Richard “Dickie” Scruggs, a prominent attorney who represents hundreds of policyholders with lawsuits against their insurers, said the judge’s ruling could force many of his clients to wait years for their cases to be tried. They may be better off pursuing their claims in state court, he added.
“It does seem to indicate that the federal courts are not going to respond in an effective manner to this disaster,” Scruggs said Friday.
U.S. Magistrate Judge Robert Walker ruled Wednesday that allowing hundreds of policyholders to consolidate their cases against several major insurers would amount to a “quasi class-action lawsuit but without regard for the rigid requirements for class certification.”
“In a superficial sense, the hurricane was a common occurrence; however, the storm was vastly different in its effect depending on the specific geographic location of each particular home,” Walker wrote in a five-page ruling.
“Although Plaintiffs each held basically the same standard homeowner’s policy,” he added, “each insurance contract is a separate transaction.”
Thousands of lawsuits were filed in the wake of Katrina by angry policyholders who said insurance companies offered them far too little to cover their losses. Insurers say their standard policies cover damage from wind but not from water, including storm surge.
Scruggs had asked Walker to consolidate his clients’ cases against State Farm Fire & Casualty Co., Nationwide Mutual Insurance Co. and Allstate Property and Casualty Insurance Co. into a joint trial against each insurer.

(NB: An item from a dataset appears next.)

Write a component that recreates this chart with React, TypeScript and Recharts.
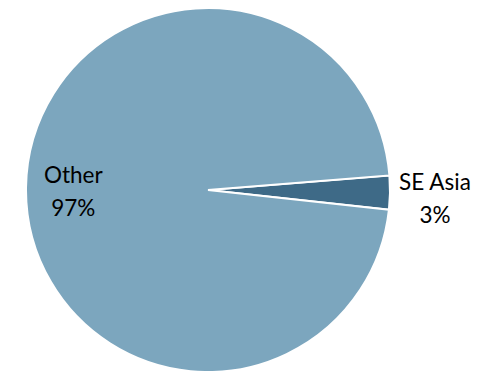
import { PieChart, Pie, Cell } from 'recharts'

const regions = ['SE Asia', 'Other']
const shares = [3, 97]
const colors = ['#3e6a87', '#7ca6be']

const data = regions.map((name, i) => ({ name, value: shares[i] }))

const RADIAN = Math.PI / 180

function renderLabel(props: any) {
  const { cx, cy, midAngle, outerRadius, percent, name, value } = props
  const cos = Math.cos(-midAngle * RADIAN)
  const sin = Math.sin(-midAngle * RADIAN)
  const inside = percent > 0.5
  const r = inside ? outerRadius * 0.74 : outerRadius + 8
  // outside labels start just past the rim, so centre the lines a bit to the right
  const x = cx + r * cos + (inside ? 0 : 37)
  const y = cy + r * sin + (inside ? 1 : 3)
  return (
    <text
      x={x}
      y={y}
      textAnchor="middle"
      fill="#000"
      fontFamily="Lato, 'Open Sans', sans-serif"
      fontSize={22.5}
    >
      <tspan x={x} dy={-6}>{name}</tspan>
      <tspan x={x} dy={33}>{`${value}%`}</tspan>
    </text>
  )
}

export default function App() {
  return (
    <div style={{ position: 'absolute', left: 0, top: 0, background: '#fff' }}>
      <PieChart width={486} height={371} margin={{ top: 0, right: 0, bottom: 0, left: 0 }}>
        <Pie
          data={data}
          dataKey="value"
          nameKey="name"
          cx={208}
          cy={190}
          outerRadius={182}
          startAngle={-6.2}
          endAngle={353.8}
          stroke="#fff"
          strokeWidth={2}
          label={renderLabel}
          labelLine={false}
          isAnimationActive={false}
        >
          {data.map((d, i) => (
            <Cell key={d.name} fill={colors[i]} />
          ))}
        </Pie>
      </PieChart>
    </div>
  )
}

“I think the judge is optimistic if he thinks the likes of State Farm are going to care whether they get eight to 10 adverse judgments a year, in any amount,” said the Oxford-based lawyer, whose own home in Pascagoula was destroyed by Katrina.
Although Walker ruled that each claim on a storm-damaged property must be severed into separate lawsuits, with separate complaints, the judge didn’t rule out the possibility that the cases could be consolidated before they are tried.
“The Court will continue to explore this avenue in an attempt to streamline the litigation process,” he wrote.
State Farm spokesman Fraser Engerman said the Bloomington, Ill.-based company is pleased with Walker’s decision.
“Judge Walker rightly points out that each case should be heard on its own unique merits, because storm damage affects each property differently,” Engerman said.
Scruggs estimates that the fees for filing hundreds of individual cases would cost his clients a total of $500,000.
“It’s a real blow for the families down there,” the lawyer added, “especially if they have to pay $350 apiece — people who have lost everything — just to wait in line in federal court.”
Scruggs said his legal team is weighing its options, including refiling the cases in state court.
“The game isn’t over,” he said. “We’re going to do something else. I’m not sure what.”
The first of the Katrina lawsuits was tried here in July. U.S. District Judge L.T. Senter Jr. ruled in that case that a Pascagoula couple, Paul and Julie Leonard, cannot collect damages from Katrina’s storm surge because Nationwide’s policies do not cover wind-driven water damage.